Musikalisch führt nun zwar auch Squalloscope den vertraut organischen und von Streichern und Chören umgarnten Klang ihrer Paper-Bird-Alben mit Stücken wie "Open Water, Reckless Fishes" oder "Big Houses" ins Feld, vor allem aber wird "Soft Invasions" mit einer deutlicheren Fokussierung auf elektronische Sounds auffällig. Dabei kommt Kohlweis mit bewährten Lo-Fi-Mitteln näher denn je an Hi-Fi-Resultate heran.

Die Songs selbst verzichten teils auf herkömmliche Strophe-Bridge-Refrain-Schemata und schlängeln sich, wie schon das vorab erschienene "Domino", mit perfekt in Szene gesetzten Vokalschichtungen und rhythmisch wie auf Schiene gebracht durch die Gegend. Tatsächlich hat Anna Kohlweis dabei auch den Groove für sich entdeckt, wie etwa das tanzbare "Crying Swimmers" beweist.
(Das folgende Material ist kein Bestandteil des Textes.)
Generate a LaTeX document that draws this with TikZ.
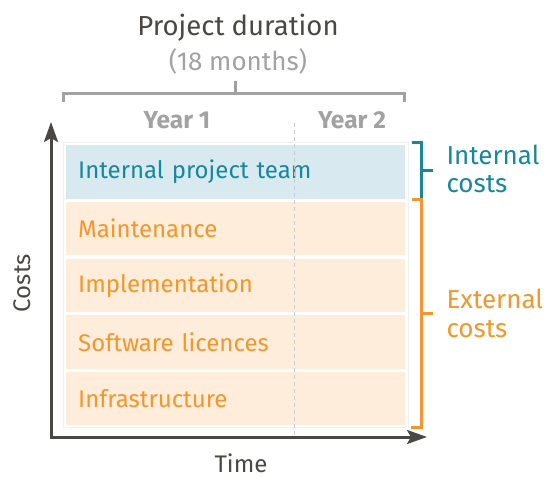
\documentclass[tikz,border=0pt]{standalone}
\usepackage{fontspec}
\setmainfont{Fira Sans}
\usetikzlibrary{positioning,arrows.meta}

\definecolor{ink}{HTML}{4A4843}
\definecolor{greytext}{HTML}{A2A2A2}
\definecolor{intteal}{HTML}{16889C}
\definecolor{intbg}{HTML}{D8E9EF}
\definecolor{extorange}{HTML}{F5962A}
\definecolor{extbg}{HTML}{FEEDDB}
\definecolor{gridline}{HTML}{C9CDD3}

\begin{document}
\begin{tikzpicture}[x=1pt,y=-1pt,
    rowbox/.style={anchor=north west, minimum height=53.3pt, text width=315pt,
      inner xsep=12pt, inner ysep=0pt, align=left, font=\fontsize{24}{27}\selectfont},
    introw/.style={rowbox, fill=intbg, text=intteal},
    extrow/.style={rowbox, fill=extbg, text=extorange},
    axis/.style={draw=ink, line width=3pt, line join=miter},
    brace/.style={line width=3pt},
    yearlbl/.style={anchor=base, text=greytext, font=\fontsize{24.5}{26}\selectfont\bfseries},
  ]
  \useasboundingbox (0,0) rectangle (550,477);

  % headline
  \node[anchor=base, text=ink, font=\fontsize{27.5}{30}\selectfont] (title) at (238,35) {Project duration};
  \node[anchor=base, text=greytext, font=\fontsize{26}{29}\selectfont] (months) at (238,70) {(18 months)};
  \draw[greytext, brace] (63,102) -- (63,93) -- (404,93) -- (404,102);
  \draw[greytext, brace] (235,93) -- (235,81);

  \node[yearlbl] (year1) at (177,128) {Year 1};
  \node[yearlbl] (year2) at (352,128) {Year 2};

  % cost blocks
  \draw[draw=black!6, line width=1pt] (63,142) rectangle (408,427);
  \node[introw] (team) at (66,145) {Internal project team};
  \node[extrow, below=3pt of team] (maint) {Maintenance};
  \node[extrow, below=3pt of maint] (impl) {Implementation};
  \node[extrow, below=3pt of impl] (soft) {Software licences};
  \node[extrow, below=3pt of soft] (infra) {Infrastructure};

  \draw[gridline, line width=1pt, dash pattern=on 4pt off 3pt] (294,123) -- (294,437);

  % axes
  \coordinate (origin) at (51,437);
  \coordinate (ytip) at (51,122);
  \coordinate (xtip) at (427,437);
  \draw[axis, {Stealth[length=20pt,width=14pt,inset=4pt]}-{Stealth[length=20pt,width=14pt,inset=4pt]}]
    (ytip) -- (origin) -- (xtip);
  \node[rotate=90, text=ink, font=\fontsize{24}{27}\selectfont] (costs) at (22,283) {Costs};
  \node[anchor=base, text=ink, font=\fontsize{24}{27}\selectfont] (time) at (241,472) {Time};

  % brackets on the right
  \draw[intteal, brace] (412,142) -- (421,142) -- (421,199) -- (412,199);
  \draw[intteal, brace] (421,170) -- (433,170);
  \draw[extorange, brace] (412,199) -- (421,199) -- (421,427) -- (411,427);
  \draw[extorange, brace] (421,313) -- (433,313);

  \node[anchor=base west, text=intteal, align=left, font=\fontsize{26}{28}\selectfont]
    (intlbl) at (443,192) {Internal\\costs};
  \node[anchor=base west, text=extorange, align=left, font=\fontsize{26}{29}\selectfont]
    (extlbl) at (443,337) {External\\costs};
\end{tikzpicture}
\end{document}
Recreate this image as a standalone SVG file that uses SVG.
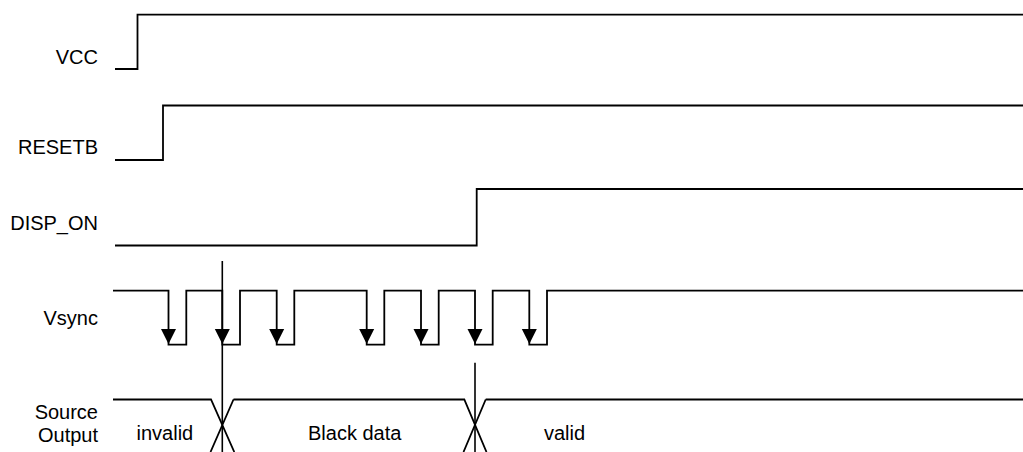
<svg xmlns="http://www.w3.org/2000/svg" width="1023" height="452" viewBox="0 0 1023 452">
<style>
.sig{fill:none;stroke:#000;stroke-width:1.8;stroke-linejoin:miter}
.con{fill:none;stroke:#000;stroke-width:1.6}
.lbl{font-family:"Liberation Sans",Arial,sans-serif;font-size:20px;fill:#000}
.r{text-anchor:end}
</style>
<defs>
<polygon id="ah" points="-7.5,329 7.5,329 0,344" fill="#000"/>
</defs>
<rect width="1023" height="452" fill="#fff"/>
<g id="vcc">
<path class="sig" d="M115,69 H137.5 V14.7 H1023"/>
<text class="lbl r" x="98" y="63.5">VCC</text>
</g>
<g id="resetb">
<path class="sig" d="M115,160 H163 V105.5 H1023"/>
<text class="lbl r" x="98" y="153.5">RESETB</text>
</g>
<g id="disp_on">
<path class="sig" d="M115,245.5 H476.7 V189 H1023"/>
<text class="lbl r" x="98" y="229.5">DISP_ON</text>
</g>
<g id="vsync">
<path class="sig" d="M113,290.7 H168.5 V344.7 H186.3 V290.7 H222.3 V344.7 H240 V290.7 H276.7 V344.7 H294.3 V290.7 H366.7 V344.7 H384.3 V290.7 H421 V344.7 H438.7 V290.7 H475 V344.7 H492.7 V290.7 H529.3 V344.7 H547 V290.7 H1023"/>
<use href="#ah" x="168.5"/>
<use href="#ah" x="222.3"/>
<use href="#ah" x="276.7"/>
<use href="#ah" x="366.7"/>
<use href="#ah" x="421"/>
<use href="#ah" x="475"/>
<use href="#ah" x="529.3"/>
<text class="lbl r" x="98" y="325">Vsync</text>
</g>
<g id="source_output">
<path class="sig" d="M113,399.5 H211 L234.3,452 M233.5,399.5 L210.5,452 M233.5,399.5 H464.3 L486.5,452 M485.7,399.5 L463.5,452 M485.7,399.5 H1023"/>
<text class="lbl r" x="98" y="419">Source</text>
<text class="lbl r" x="98" y="441.5">Output</text>
<text class="lbl" x="136.5" y="440">invalid</text>
<text class="lbl" x="308" y="440">Black data</text>
<text class="lbl" x="544" y="440">valid</text>
</g>
<g id="connectors">
<line class="con" x1="222.3" y1="261" x2="222.3" y2="452"/>
<line class="con" x1="475" y1="362.7" x2="475" y2="452"/>
</g>
</svg>
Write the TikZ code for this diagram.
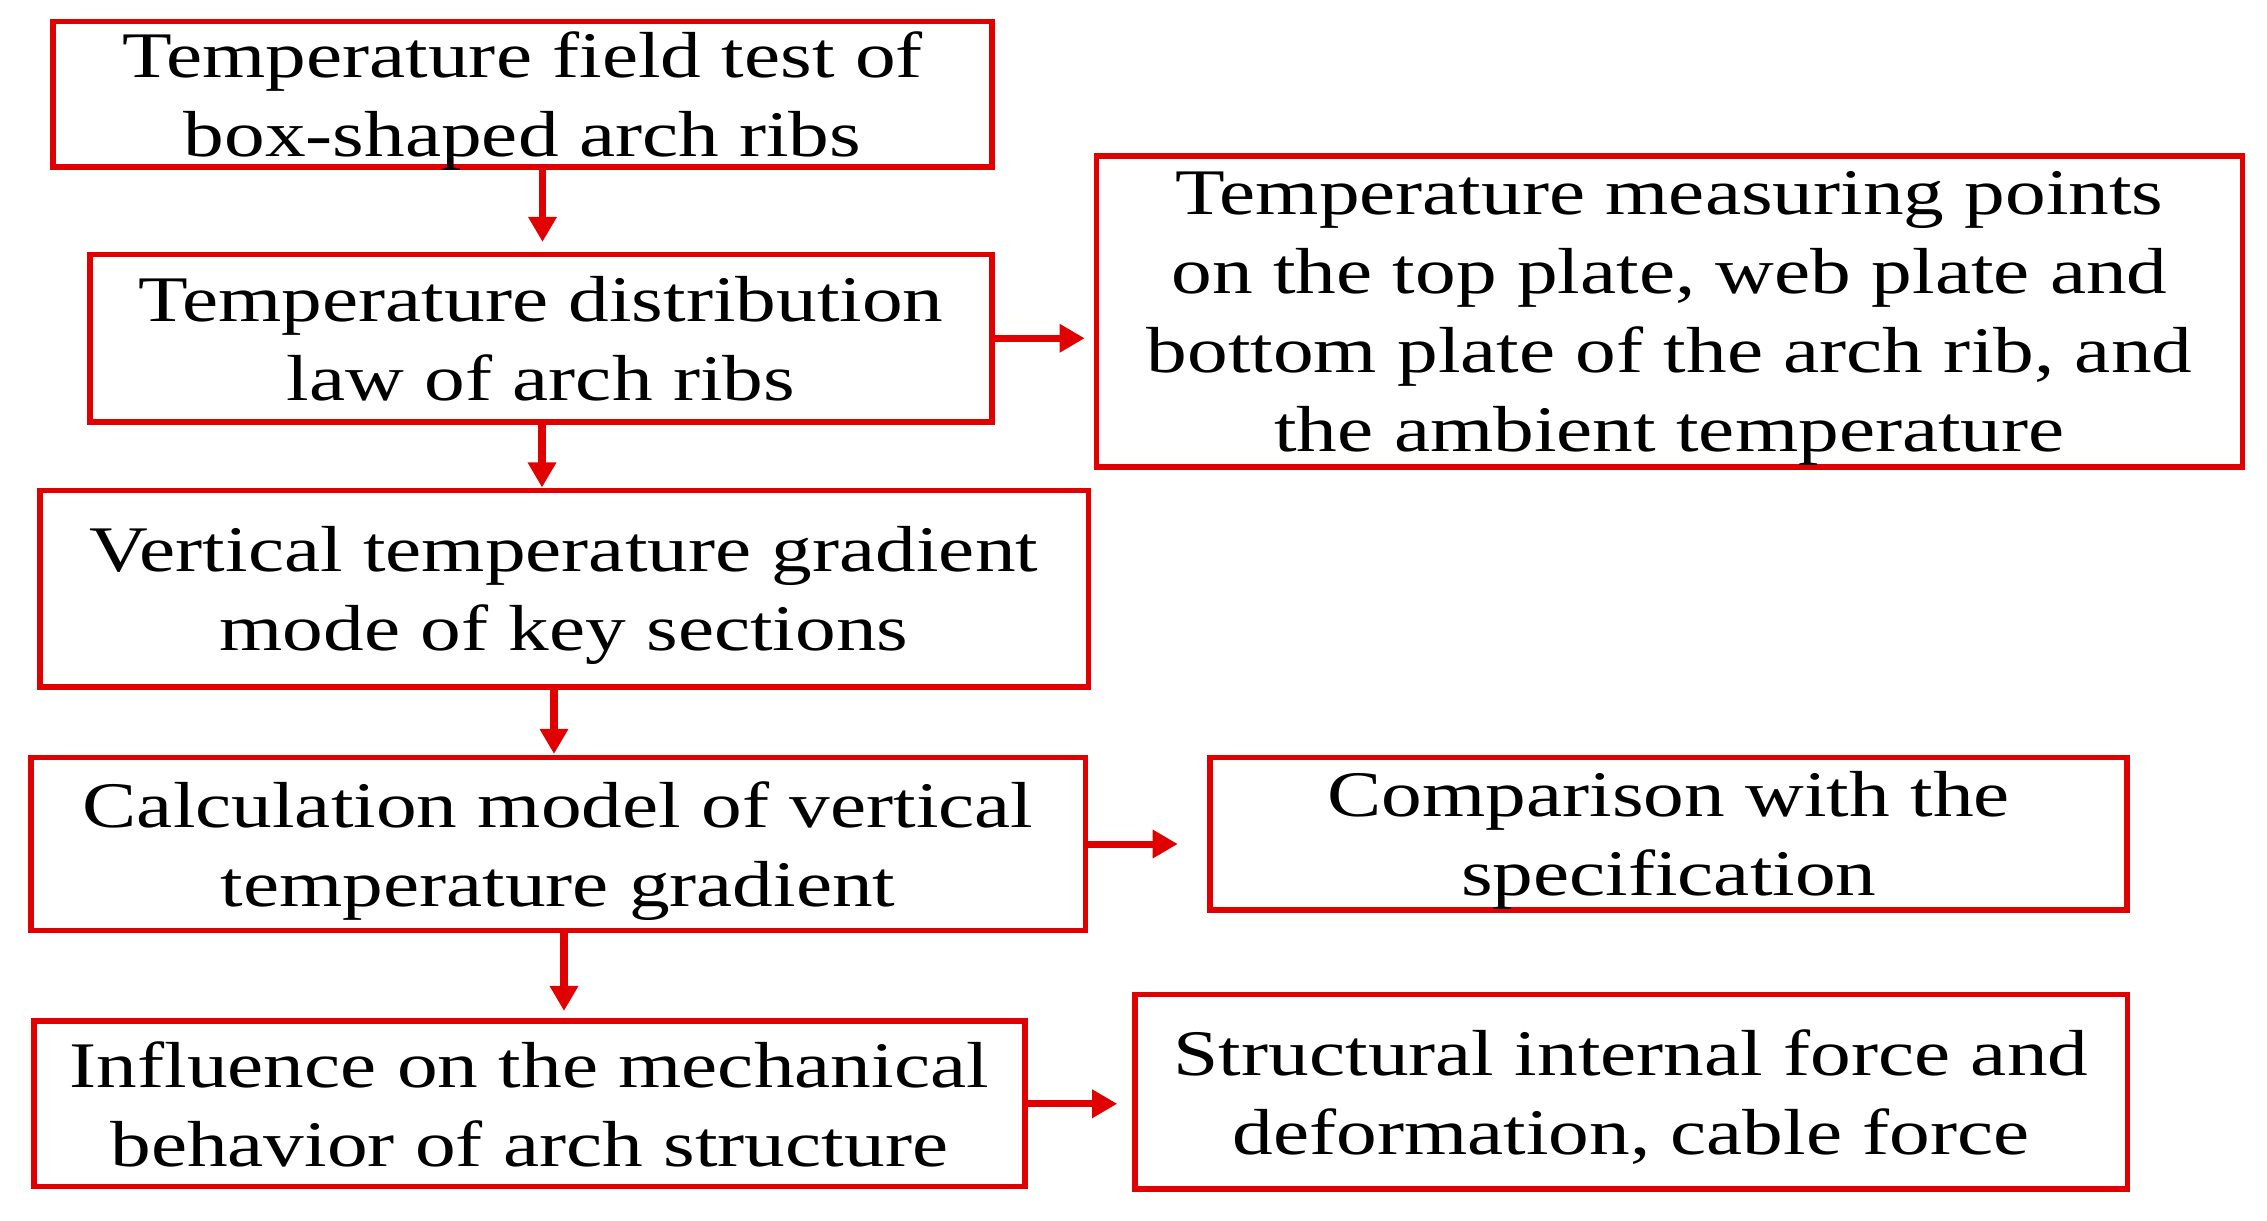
\documentclass[tikz,border=0pt]{standalone}
\usepackage{fontspec}
\setmainfont{Liberation Serif}[FakeStretch=1.25]
\usetikzlibrary{arrows.meta}
\definecolor{boxred}{RGB}{224,0,0}
\newcommand{\boxfont}{\fontsize{18.5pt}{22.5pt}\selectfont}
% last line of a box: its descenders do not count for centring
\newcommand{\lastline}[1]{\raisebox{0pt}[\height][0pt]{#1}}
\tikzset{
  flowbox/.style={draw=boxred, line width=1.6pt, inner sep=0pt, outer sep=0pt,
    align=center, font=\boxfont, text=black},
  flowarr/.style={draw=boxred, line width=2pt,
    -{Triangle[length=0.25cm,width=0.27cm]}}
}
\begin{document}
\begin{tikzpicture}[x=0.01cm,y=-0.01cm]
\useasboundingbox (0,0) rectangle (2267,1220);
% left column
\node[flowbox, minimum width=9.39cm, minimum height=1.455cm] (B1) at (522.5,94.25)
  {Temperature field test of\\\lastline{box-shaped arch ribs}};
\node[flowbox, minimum width=9.02cm, minimum height=1.675cm] (B2) at (541,338.25)
  {Temperature distribution\\\lastline{law of arch ribs}};
\node[flowbox, minimum width=10.48cm, minimum height=1.965cm] (B3) at (564,588.75)
  {Vertical temperature gradient\\\lastline{mode of key sections}};
\node[flowbox, minimum width=10.54cm, minimum height=1.73cm] (B4) at (558,844)
  {Calculation model of vertical\\\lastline{temperature gradient}};
\node[flowbox, minimum width=9.905cm, minimum height=1.655cm] (B5) at (529.25,1103.75)
  {Influence on the mechanical\\\lastline{behavior of arch structure}};
% right column
\node[flowbox, minimum width=11.45cm, minimum height=3.11cm] (R1) at (1669.5,311.5)
  {Temperature measuring points\\on the top plate, web plate and\\bottom plate of the arch rib, and\\\lastline{the ambient temperature}};
\node[flowbox, minimum width=9.165cm, minimum height=1.525cm] (R2) at (1668.75,833.75)
  {Comparison with the\\\lastline{specification}};
\node[flowbox, minimum width=9.92cm, minimum height=1.945cm] (R3) at (1631,1091.75)
  {Structural internal force and\\\lastline{deformation, cable force}};
% x positions of the vertical connectors
\coordinate (c12) at (542.5,0);
\coordinate (c23) at (542,0);
\coordinate (c34) at (554,0);
\coordinate (c45) at (564,0);
% vertical connectors
\draw[flowarr, shorten >=0.125cm] (B1.south -| c12) -- (B2.north -| c12);
\draw[flowarr, shorten >=0.03cm] (B2.south -| c23) -- (B3.north -| c23);
\draw[flowarr, shorten >=0.035cm] (B3.south -| c34) -- (B4.north -| c34);
\draw[flowarr, shorten >=0.10cm] (B4.south -| c45) -- (B5.north -| c45);
% horizontal connectors
\draw[flowarr, shorten >=0.12cm] (B2.east) -- (B2.east -| R1.west);
\draw[flowarr, shorten >=0.325cm] (B4.east) -- (B4.east -| R2.west);
\draw[flowarr, shorten >=0.175cm] (B5.east) -- (B5.east -| R3.west);
\end{tikzpicture}
\end{document}
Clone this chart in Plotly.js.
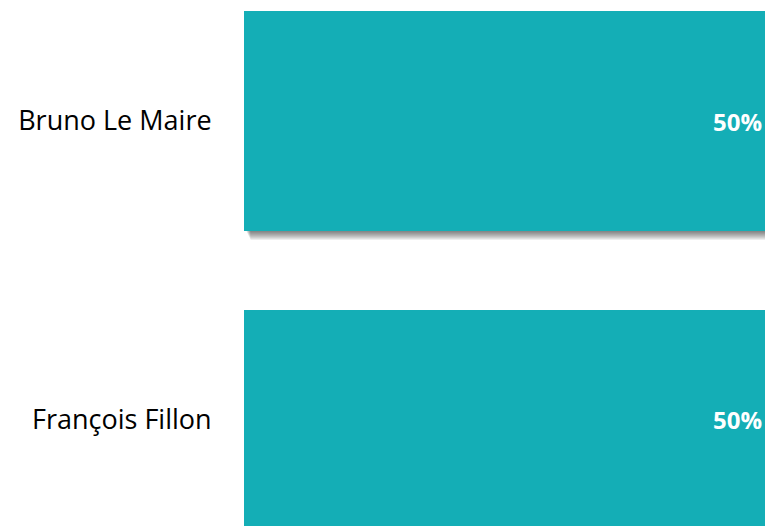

Zur Abrundung des erneut in Eigenregie aufgenommenen Albums wurden handverlesene Gäste an Bord geholt. Hans Wagner von Das Trojanische Pferd etwa ist am Cello zu hören, und sein Bandkollege Hubert Weinheimer gibt bei "Legends" im Hintergrund den Thom Yorke.

Nach 44 Minuten ist man überzeugt: Anna Kohlweis hat sich als Squalloscope nicht radikal neu erfunden, sondern mit einer dezenten Frischzellenkur für neuen Schwung gesorgt.

"Soft Invasions" (Seayou Records) wird am 27. März live im Wiener rhiz präsentiert.